The parents of John Egan have a lot to answer for. Because they arranged for him to be born white, the national-champion Loyola Ramblers basketball team of 1963 didn’t field an entirely black starting lineup and therefore aren’t the subject of the new movie Glory Road, which instead recalls the 1966 Texas Western team, which did. On second thought, Loyola wouldn’t have interested Hollywood anyway. Texas Western defeated all-white Kentucky in the NCAA finals, while Loyola vanquished Cincinnati, which had three black starters of its own and–as the Sun-Times’s Ron Rapoport pointed out in a January 12 column–had won the NCAA championship the year before with four. The only moment in the Ramblers’ championship quest with cinematic potential would be the regional triumph over an all-white Mississippi State team, which had been ordered by the governor not to play the game but sneaked out of the state.
Glory Road captures a legendary moment when race relations in America changed forever blah, blah–a moment America failed to appreciate when it happened. Why was America so obtuse? Well, civil rights battles were being fought in venues that at the time seemed more consequential than the basketball court, black basketball players were already a common sight, and everyone knew that Texas Western, win or lose, wasn’t the strongest college team in America. The best was the UCLA freshman team, led by Lew Alcindor and Lucius Allen, both of them black.
Rapoport said Glory Road “distorts the facts.” Bill Mayer of Kansas’s Lawrence Journal-World recalled black-dominated San Francisco (Bill Russell, K.C. Jones, Hal Perry) winning two straight national titles in the mid-50s and dismissed the movie as “baloney.” Let’s be fair. Glory Road is a truthy classic.
The Tribune’s books section carried an announcement last Sunday that as of January 22 it will become a tabloid. The unstated reason is to save money by cutting the amount of newsprint required to produce the section. It’s one of only five freestanding book sections in American newspapers, and the Tribune, with a well-deserved reputation to protect as a friend of literature, wants to keep it. But it doesn’t attract enough advertising to pay for itself.
The Tribune had intended to announce in December that in January the section would
move from the Sunday to the Saturday paper. This was an interesting idea: while the Sunday paper is too enormous for its own good, the Saturday paper is too thin. But the big reason the change appealed to the Tribune is that Saturday’s press run is some 400,000 copies smaller than Sunday’s. The annual savings in newsprint alone would reach half a million dollars.

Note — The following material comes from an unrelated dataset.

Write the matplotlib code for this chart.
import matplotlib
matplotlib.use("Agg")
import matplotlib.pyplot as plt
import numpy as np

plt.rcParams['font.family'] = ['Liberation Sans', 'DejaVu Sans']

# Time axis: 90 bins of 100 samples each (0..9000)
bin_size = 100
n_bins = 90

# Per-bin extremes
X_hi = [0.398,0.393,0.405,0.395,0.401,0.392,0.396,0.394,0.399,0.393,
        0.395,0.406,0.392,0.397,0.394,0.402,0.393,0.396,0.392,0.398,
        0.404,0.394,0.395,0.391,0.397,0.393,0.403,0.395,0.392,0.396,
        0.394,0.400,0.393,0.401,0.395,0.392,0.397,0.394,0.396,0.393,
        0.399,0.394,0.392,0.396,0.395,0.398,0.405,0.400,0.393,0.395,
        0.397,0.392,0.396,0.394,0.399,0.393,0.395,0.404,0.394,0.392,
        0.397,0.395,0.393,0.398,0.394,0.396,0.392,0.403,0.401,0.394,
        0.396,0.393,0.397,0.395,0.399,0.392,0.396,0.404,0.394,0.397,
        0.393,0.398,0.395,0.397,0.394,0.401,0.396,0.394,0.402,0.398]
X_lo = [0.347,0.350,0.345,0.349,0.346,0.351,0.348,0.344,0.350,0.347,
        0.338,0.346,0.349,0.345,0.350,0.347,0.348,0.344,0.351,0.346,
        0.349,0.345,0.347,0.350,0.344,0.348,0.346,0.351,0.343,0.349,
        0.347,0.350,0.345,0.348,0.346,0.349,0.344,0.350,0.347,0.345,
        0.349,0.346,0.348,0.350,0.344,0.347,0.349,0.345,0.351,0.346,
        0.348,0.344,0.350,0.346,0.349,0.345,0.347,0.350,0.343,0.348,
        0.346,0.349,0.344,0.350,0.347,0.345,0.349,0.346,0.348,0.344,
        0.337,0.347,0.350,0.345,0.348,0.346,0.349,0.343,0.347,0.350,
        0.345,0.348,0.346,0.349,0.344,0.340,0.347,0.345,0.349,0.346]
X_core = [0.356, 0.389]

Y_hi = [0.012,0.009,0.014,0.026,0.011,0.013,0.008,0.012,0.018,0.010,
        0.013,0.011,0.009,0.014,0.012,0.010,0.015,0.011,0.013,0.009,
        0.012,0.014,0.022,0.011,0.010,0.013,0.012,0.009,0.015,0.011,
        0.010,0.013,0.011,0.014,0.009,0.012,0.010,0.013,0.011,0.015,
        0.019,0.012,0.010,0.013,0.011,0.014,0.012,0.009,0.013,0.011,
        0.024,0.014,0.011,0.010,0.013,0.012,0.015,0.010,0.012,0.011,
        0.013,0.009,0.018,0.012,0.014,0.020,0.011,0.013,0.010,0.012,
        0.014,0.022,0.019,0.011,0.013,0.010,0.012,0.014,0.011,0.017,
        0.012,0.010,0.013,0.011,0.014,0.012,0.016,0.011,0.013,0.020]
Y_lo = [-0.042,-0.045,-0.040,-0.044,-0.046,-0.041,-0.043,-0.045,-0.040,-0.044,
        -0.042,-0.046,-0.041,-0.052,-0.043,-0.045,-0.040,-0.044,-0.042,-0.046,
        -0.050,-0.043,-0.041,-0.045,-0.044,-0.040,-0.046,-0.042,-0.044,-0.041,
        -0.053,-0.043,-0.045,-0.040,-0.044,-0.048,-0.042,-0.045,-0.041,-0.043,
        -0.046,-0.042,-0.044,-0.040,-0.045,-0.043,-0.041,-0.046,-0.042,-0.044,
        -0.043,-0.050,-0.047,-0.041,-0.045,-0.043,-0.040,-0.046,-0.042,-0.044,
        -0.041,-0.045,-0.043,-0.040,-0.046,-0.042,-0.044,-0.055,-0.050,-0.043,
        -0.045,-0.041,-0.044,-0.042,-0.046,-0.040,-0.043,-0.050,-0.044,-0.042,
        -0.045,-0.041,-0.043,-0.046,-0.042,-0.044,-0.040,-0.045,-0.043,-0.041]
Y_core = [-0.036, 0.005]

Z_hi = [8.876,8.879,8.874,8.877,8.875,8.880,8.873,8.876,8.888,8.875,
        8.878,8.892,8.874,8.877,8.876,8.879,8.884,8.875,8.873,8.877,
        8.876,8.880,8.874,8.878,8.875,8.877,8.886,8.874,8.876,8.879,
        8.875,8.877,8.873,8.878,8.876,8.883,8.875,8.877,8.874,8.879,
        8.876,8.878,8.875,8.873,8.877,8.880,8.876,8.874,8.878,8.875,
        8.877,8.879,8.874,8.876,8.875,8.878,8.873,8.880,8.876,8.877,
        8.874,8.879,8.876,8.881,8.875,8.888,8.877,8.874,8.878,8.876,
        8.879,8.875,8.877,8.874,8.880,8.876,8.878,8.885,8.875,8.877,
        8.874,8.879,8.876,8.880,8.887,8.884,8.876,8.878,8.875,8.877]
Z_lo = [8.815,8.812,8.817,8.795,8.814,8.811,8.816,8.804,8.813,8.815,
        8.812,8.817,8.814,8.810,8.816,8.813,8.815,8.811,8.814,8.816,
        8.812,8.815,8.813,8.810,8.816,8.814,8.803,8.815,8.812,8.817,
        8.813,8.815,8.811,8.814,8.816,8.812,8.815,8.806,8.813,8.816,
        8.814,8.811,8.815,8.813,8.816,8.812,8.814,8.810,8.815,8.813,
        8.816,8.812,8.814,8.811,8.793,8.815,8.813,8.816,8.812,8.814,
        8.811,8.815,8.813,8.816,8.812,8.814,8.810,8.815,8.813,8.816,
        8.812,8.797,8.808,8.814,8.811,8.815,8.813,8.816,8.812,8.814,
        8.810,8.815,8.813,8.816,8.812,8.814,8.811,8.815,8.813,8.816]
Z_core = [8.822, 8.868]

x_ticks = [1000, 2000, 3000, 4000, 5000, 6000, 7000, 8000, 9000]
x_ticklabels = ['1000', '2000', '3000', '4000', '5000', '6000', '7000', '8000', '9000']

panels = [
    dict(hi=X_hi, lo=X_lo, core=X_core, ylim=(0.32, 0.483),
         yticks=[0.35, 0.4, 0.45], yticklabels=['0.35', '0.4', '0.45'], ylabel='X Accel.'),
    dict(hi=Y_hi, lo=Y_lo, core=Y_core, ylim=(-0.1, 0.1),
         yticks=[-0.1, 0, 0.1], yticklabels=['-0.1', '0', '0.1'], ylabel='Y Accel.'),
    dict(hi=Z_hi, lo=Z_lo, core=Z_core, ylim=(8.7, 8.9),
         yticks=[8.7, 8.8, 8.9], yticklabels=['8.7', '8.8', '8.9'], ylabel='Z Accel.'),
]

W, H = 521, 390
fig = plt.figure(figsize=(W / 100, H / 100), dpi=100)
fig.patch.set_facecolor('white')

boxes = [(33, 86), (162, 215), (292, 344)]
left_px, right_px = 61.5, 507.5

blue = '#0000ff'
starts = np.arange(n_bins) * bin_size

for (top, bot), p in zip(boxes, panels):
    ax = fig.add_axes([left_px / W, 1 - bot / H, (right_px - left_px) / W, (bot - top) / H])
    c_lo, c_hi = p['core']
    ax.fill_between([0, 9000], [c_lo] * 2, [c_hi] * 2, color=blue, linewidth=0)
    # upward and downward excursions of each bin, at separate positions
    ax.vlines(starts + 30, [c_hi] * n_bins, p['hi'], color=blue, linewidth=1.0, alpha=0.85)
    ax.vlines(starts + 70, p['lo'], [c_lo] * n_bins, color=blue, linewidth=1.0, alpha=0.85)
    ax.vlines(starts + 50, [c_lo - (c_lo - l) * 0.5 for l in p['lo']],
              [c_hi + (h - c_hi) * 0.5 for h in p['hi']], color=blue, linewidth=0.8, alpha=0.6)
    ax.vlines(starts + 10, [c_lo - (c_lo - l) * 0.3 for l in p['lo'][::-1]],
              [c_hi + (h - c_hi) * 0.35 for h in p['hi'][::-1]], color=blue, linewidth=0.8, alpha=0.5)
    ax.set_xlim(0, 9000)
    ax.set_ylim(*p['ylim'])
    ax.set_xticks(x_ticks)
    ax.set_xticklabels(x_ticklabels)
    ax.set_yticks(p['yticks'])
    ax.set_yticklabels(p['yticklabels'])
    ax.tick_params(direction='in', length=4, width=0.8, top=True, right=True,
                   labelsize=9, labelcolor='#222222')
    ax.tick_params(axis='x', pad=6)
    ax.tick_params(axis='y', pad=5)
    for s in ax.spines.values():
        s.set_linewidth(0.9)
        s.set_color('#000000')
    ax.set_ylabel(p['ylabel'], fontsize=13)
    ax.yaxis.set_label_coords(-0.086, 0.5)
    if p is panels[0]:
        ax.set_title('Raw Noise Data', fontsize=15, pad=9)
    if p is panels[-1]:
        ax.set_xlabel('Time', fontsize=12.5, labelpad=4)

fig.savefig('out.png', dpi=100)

At the last moment the Tribune remembered that its contracts with its distributors would require it to pay them extra to stuff another section into the Saturday paper. The switch wouldn’t be worth it.
Books editor Elizabeth Taylor wasn’t excited about moving to Saturday, but she says she’s happy to go tabloid, even though she’ll wind up with less space. Readers also prefer a tabloid, she tells me: “It feels more bookish.” She hopes to find new advertisers. The traditional advertisers, the publishing houses, won’t pay the freight, but she’d like to think colleges and cultural institutions would enjoy the company of literature. Even the occasional movie ad for a literary adaptation wouldn’t be out of place.
In the Tribune’s view Alito’s qualifications had nothing to do with his judicial philosophy, so it didn’t waste a word trying to tell us what it was. Other publications considered Alito in terms of originalism and the unitary executive theory. Whatever, said the Trib.